## Work to complete:
Working from the top of the listing below, retype each line through the line containing "W, H = 716, 551", both included, with no pictures.

## Data section:
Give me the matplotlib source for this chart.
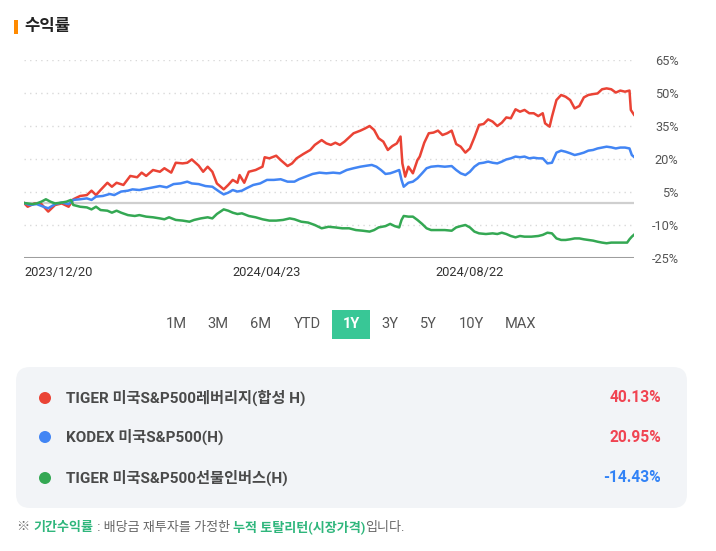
import numpy as np
import matplotlib
matplotlib.use("Agg")
import matplotlib.pyplot as plt
from matplotlib.patches import FancyBboxPatch, Circle, Rectangle

plt.rcParams["font.family"] = ["Roboto", "Noto Sans CJK KR", "DejaVu Sans"]

W, H = 716, 551

# ---- data (% return since 2023/12/20) ----
START = "2023-12-20"
END = "2024-12-19"
TICK_DATES = ["2023/12/20", "2024/04/23", "2024/08/22"]
Y_TICKS = [65, 50, 35, 20, 5, -10, -25]

RED_DAYS = [0, 2.2, 6.3, 10.4, 14.5, 18.6, 22.6, 26.7, 29.5, 33.6,
            37.6, 40.4, 43.1, 45.8, 49.9, 52.6, 55.4, 59.5, 63.6, 67.7,
            70.4, 73.1, 77.2, 81.3, 84.0, 88.1, 90.8, 94.9, 97.7, 100.4,
            104.5, 107.2, 109.9, 112.7, 115.4, 119.5, 122.2, 124.9, 127.7, 129.0,
            131.8, 134.5, 138.6, 142.7, 144.0, 146.8, 150.9, 153.6, 157.7, 160.4,
            163.1, 167.2, 171.3, 174.0, 178.1, 180.9, 183.6, 186.3, 189.0, 191.8,
            194.5, 197.2, 201.3, 204.1, 206.8, 209.5, 212.2, 215.0, 217.7, 220.4,
            223.1, 225.3, 226.4, 228.1, 230.0, 232.7, 235.4, 236.8, 239.5, 242.2,
            245.0, 247.7, 250.4, 253.2, 255.9, 258.6, 261.3, 264.1, 266.8, 269.5,
            272.3, 275.0, 277.7, 280.4, 283.2, 285.9, 288.6, 291.3, 294.1, 296.8,
            299.5, 302.3, 305.0, 307.7, 310.4, 311.8, 314.5, 315.9, 318.6, 321.4,
            324.1, 326.8, 329.5, 332.3, 335.0, 337.7, 340.5, 343.2, 345.9, 348.6,
            351.4, 354.1, 356.8, 359.6, 362.3, 363.1, 365]
RED_VALS = [0, -1.7, -0.2, -0.5, -3.9, -0.9, -0.2, -1.7, 1.7, 3.2,
            3.6, 5.6, 3.6, 5.9, 9.2, 7.4, 9.2, 8.2, 12.3, 11.7,
            13.8, 12.3, 15.0, 14.2, 15.8, 13.8, 18.3, 18.0, 18.3, 19.8,
            17.0, 14.2, 16.5, 14.2, 8.9, 6.2, 8.2, 10.5, 9.2, 12.7,
            9.2, 14.2, 15.0, 16.5, 20.8, 20.3, 21.5, 19.5, 16.8, 18.0,
            20.3, 22.3, 24.1, 26.4, 28.6, 27.1, 26.4, 27.4, 26.4, 27.9,
            29.8, 31.7, 32.9, 33.9, 35.0, 33.2, 29.4, 27.9, 24.1, 25.9,
            27.1, 30.2, 18.0, 12.0, 16.5, 13.5, 19.5, 21.1, 27.4, 31.7,
            32.0, 32.9, 30.9, 31.7, 32.9, 26.8, 25.6, 22.9, 24.8, 29.8,
            35.5, 35.9, 38.0, 37.0, 35.0, 36.5, 38.9, 38.5, 42.6, 41.5,
            42.3, 40.8, 40.8, 39.5, 40.8, 36.2, 34.7, 39.2, 46.8, 49.1,
            48.3, 46.8, 43.0, 44.1, 48.0, 49.1, 49.5, 49.8, 51.7, 52.1,
            51.7, 50.2, 51.1, 50.6, 51.1, 42.3, 40.13]

BLUE_DAYS = [0, 3.5, 7.6, 11.7, 14.5, 18.6, 22.6, 26.7, 29.5, 33.6,
             37.6, 40.4, 43.1, 47.2, 51.3, 54.0, 58.1, 62.2, 64.9, 69.0,
             73.1, 77.2, 81.3, 85.4, 89.5, 93.6, 97.7, 100.4, 104.5, 108.6,
             112.7, 116.8, 119.5, 122.2, 124.9, 127.7, 130.4, 133.1, 137.2, 141.3,
             145.4, 149.5, 153.6, 157.7, 161.8, 164.5, 168.6, 172.7, 176.8, 180.9,
             185.0, 189.0, 193.1, 197.2, 201.3, 205.4, 208.1, 210.9, 213.6, 216.3,
             219.1, 221.8, 224.5, 225.9, 227.2, 230.0, 232.7, 235.4, 238.2, 240.9,
             243.6, 247.7, 251.8, 255.9, 258.6, 261.3, 264.1, 266.8, 269.5, 272.3,
             275.0, 277.7, 280.4, 283.2, 285.9, 288.6, 291.3, 294.1, 296.8, 299.5,
             302.3, 305.0, 307.7, 310.4, 313.2, 315.9, 318.6, 321.4, 324.1, 326.8,
             329.5, 332.3, 335.0, 337.7, 340.5, 343.2, 345.9, 348.6, 351.4, 354.1,
             356.8, 359.6, 362.3, 363.7, 365]
BLUE_VALS = [0, -0.9, -0.5, -1.7, -2.4, -0.5, 0.2, -0.5, 1.4, 1.7,
             2.1, 1.4, 2.9, 3.2, 4.1, 3.6, 5.2, 5.6, 6.2, 5.9,
             6.5, 7.1, 7.7, 7.1, 8.6, 8.9, 9.7, 8.9, 8.6, 7.7,
             7.4, 5.2, 3.9, 4.7, 5.9, 5.2, 5.6, 6.7, 8.2, 8.9,
             10.5, 10.5, 10.8, 9.7, 9.7, 10.8, 12.0, 13.2, 13.8, 13.5,
             13.8, 13.5, 15.0, 15.8, 16.5, 17.0, 17.3, 16.5, 15.0, 13.2,
             13.5, 14.2, 15.0, 10.5, 7.4, 9.2, 9.7, 11.2, 13.5, 15.8,
             16.5, 16.8, 16.5, 16.8, 15.0, 13.5, 12.7, 14.2, 16.5, 18.0,
             18.3, 18.8, 18.3, 18.0, 18.8, 19.8, 20.3, 21.1, 20.8, 21.1,
             20.3, 20.6, 20.3, 20.3, 18.0, 18.3, 22.9, 23.8, 23.3, 22.6,
             21.8, 22.3, 22.9, 23.8, 24.1, 24.8, 25.2, 25.6, 25.3, 24.8,
             25.2, 25.2, 24.8, 21.8, 20.95]

GREEN_DAYS = [0, 2.2, 4.9, 7.6, 10.4, 13.1, 15.8, 18.6, 22.6, 25.4,
              28.1, 29.5, 33.6, 37.6, 40.4, 43.1, 45.8, 49.9, 52.6, 55.4,
              58.1, 62.2, 66.3, 69.0, 73.1, 77.2, 81.3, 84.0, 86.8, 90.8,
              94.9, 99.0, 101.8, 105.8, 109.9, 112.7, 115.4, 119.5, 122.2, 124.9,
              127.7, 130.4, 134.5, 138.6, 142.7, 146.8, 150.9, 155.0, 159.0, 161.8,
              165.9, 170.0, 174.0, 178.1, 182.2, 186.3, 190.4, 194.5, 198.6, 202.7,
              206.8, 209.5, 212.2, 216.3, 219.1, 221.8, 224.5, 225.9, 227.2, 230.0,
              232.7, 235.4, 238.2, 240.9, 243.6, 247.7, 251.8, 255.9, 258.6, 261.3,
              264.1, 266.8, 269.5, 272.3, 276.4, 280.4, 283.2, 285.9, 288.6, 291.3,
              294.1, 296.8, 299.5, 303.6, 307.7, 310.4, 313.2, 315.9, 318.6, 321.4,
              324.1, 326.8, 329.5, 332.3, 335.0, 337.7, 340.5, 343.2, 345.9, 348.6,
              351.4, 354.1, 356.8, 360.9, 362.3, 363.7, 365]
GREEN_VALS = [0, -0.2, -0.5, -0.2, 0.6, 1.7, 0.6, -0.2, 0.2, 0.6,
              1.4, -0.9, -1.7, -2.0, -2.9, -1.7, -3.2, -3.5, -4.4, -3.5,
              -4.4, -5.5, -5.9, -5.5, -6.2, -6.5, -7.0, -7.4, -6.5, -7.7,
              -8.0, -8.5, -7.7, -7.0, -6.5, -7.0, -5.0, -2.9, -3.5, -4.4,
              -5.0, -4.7, -5.9, -6.5, -7.4, -8.0, -8.0, -7.7, -7.0, -7.4,
              -8.5, -8.9, -10.0, -11.5, -10.8, -11.1, -11.5, -11.5, -12.3, -12.6,
              -13.0, -12.3, -11.1, -10.5, -9.5, -10.5, -11.1, -7.7, -5.9, -6.2,
              -6.2, -7.7, -9.5, -11.5, -12.3, -12.3, -12.3, -12.6, -11.1, -10.5,
              -10.0, -11.1, -13.0, -13.8, -14.1, -13.8, -14.1, -13.5, -14.1, -15.0,
              -15.6, -15.0, -15.3, -15.3, -15.0, -14.5, -13.5, -13.8, -16.1, -16.8,
              -16.8, -16.5, -16.1, -16.1, -16.5, -16.8, -17.1, -17.6, -18.0, -18.3,
              -18.0, -18.0, -18.0, -18.0, -16.5, -15.3, -14.43]

NAMES = ["TIGER 미국S&P500레버리지(합성 H)", "KODEX 미국S&P500(H)", "TIGER 미국S&P500선물인버스(H)"]
RETURNS = [40.13, 20.95, -14.43]
COLORS = ["#ea4335", "#4285f4", "#34a853"]
PERIODS = ["1M", "3M", "6M", "YTD", "1Y", "3Y", "5Y", "10Y", "MAX"]
ACTIVE = "1Y"

C_UP = "#f04452"
C_DOWN = "#3182f6"
C_MINT = "#38c796"
C_NOTE_GREEN = "#2fb67c"

fig = plt.figure(figsize=(W / 100, H / 100), dpi=100)
fig.patch.set_facecolor("white")

# overlay in pixel units for the page furniture
ov = fig.add_axes([0, 0, 1, 1])
ov.set_xlim(0, W); ov.set_ylim(H, 0); ov.axis("off")

# title
ov.add_patch(Rectangle((14, 20), 3.5, 14, color="#ff8a00", lw=0))
ov.text(24, 27, "수익률", fontsize=12, fontweight="bold", color="#222222", va="center", ha="left")

# ---- chart ----
ax = fig.add_axes([24 / W, 1 - 258 / H, (634 - 24) / W, (258 - 60) / H])
ax.set_facecolor("none")
for s in ax.spines.values():
    s.set_visible(False)

for y in Y_TICKS[:-1]:
    ax.axhline(y, color="#d9d9d9", lw=1.0, ls=(0, (1, 3)), zorder=1)
ax.axhline(0, color="#cfcfcf", lw=1.6, zorder=2)
ax.axhline(-25, color="#9e9e9e", lw=2.2, zorder=2)

for days, vals, c in [(RED_DAYS, RED_VALS, COLORS[0]),
                      (BLUE_DAYS, BLUE_VALS, COLORS[1]),
                      (GREEN_DAYS, GREEN_VALS, COLORS[2])]:
    ax.plot(days, vals, color=c, lw=1.8, zorder=3, solid_joinstyle="round")

start = np.datetime64(START)
total = int((np.datetime64(END) - start) / np.timedelta64(1, "D"))
ax.set_xlim(0, total)
ax.set_ylim(-25, 65)

tick_days = [int((np.datetime64(d.replace("/", "-")) - start) / np.timedelta64(1, "D")) for d in TICK_DATES]
ax.set_xticks(tick_days, TICK_DATES)
for lbl in ax.get_xticklabels():
    lbl.set_ha("left")
ax.tick_params(axis="x", length=0, pad=6, labelsize=9.3, labelcolor="#333333")

ax.yaxis.tick_right()
ax.set_yticks(Y_TICKS, [f"{v}%" for v in Y_TICKS])
for lbl in ax.get_yticklabels():
    lbl.set_ha("right")
ax.tick_params(axis="y", length=0, pad=32, labelsize=9.2, labelcolor="#555555")

# ---- period buttons ----
btn_x = [176, 218, 261, 307, 351, 390, 428, 471, 521]
for p, bx in zip(PERIODS, btn_x):
    if p == ACTIVE:
        ov.add_patch(Rectangle((332, 310), 38, 29, color=C_MINT, lw=0))
        ov.text(bx, 324.5, p, fontsize=10.5, fontweight="bold", color="white", ha="center", va="center")
    else:
        ov.text(bx, 324.5, p, fontsize=10.5, color="#555555", ha="center", va="center")

# ---- legend panel ----
ov.add_patch(FancyBboxPatch((16, 367), 671, 141, boxstyle="round,pad=0,rounding_size=14",
                            fc="#f2f4f7", ec="none"))
row_y = [398, 437, 478]
for name, ret, c, ry in zip(NAMES, RETURNS, COLORS, row_y):
    ov.add_patch(Circle((45, ry), 6, color=c, lw=0))
    ov.text(66, ry, name, fontsize=11, fontweight="bold", color="#4a4a4a", ha="left", va="center")
    ov.text(661, ry, f"{ret:.2f}%", fontsize=11.2, fontweight="bold",
            color=C_UP if ret >= 0 else C_DOWN, ha="right", va="center")

# ---- footnote with coloured pieces ----
pieces = [("※ ", "#666666", "normal"), ("기간수익률", C_NOTE_GREEN, "bold"),
          (" : 배당금 재투자를 가정한 ", "#666666", "normal"),
          ("누적 토탈리턴(시장가격)", C_NOTE_GREEN, "bold"), ("입니다.", "#666666", "normal")]
renderer = fig.canvas.get_renderer()
x = 17
for txt, col, wt in pieces:
    t = ov.text(x, 527, txt, fontsize=9.4, color=col, fontweight=wt, ha="left", va="center")
    x += t.get_window_extent(renderer).width

fig.savefig("out.png", dpi=100, facecolor="white")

## Task answer:
Give me the matplotlib source for this chart.
import numpy as np
import matplotlib
matplotlib.use("Agg")
import matplotlib.pyplot as plt
from matplotlib.patches import FancyBboxPatch, Circle, Rectangle

plt.rcParams["font.family"] = ["Roboto", "Noto Sans CJK KR", "DejaVu Sans"]

W, H = 716, 551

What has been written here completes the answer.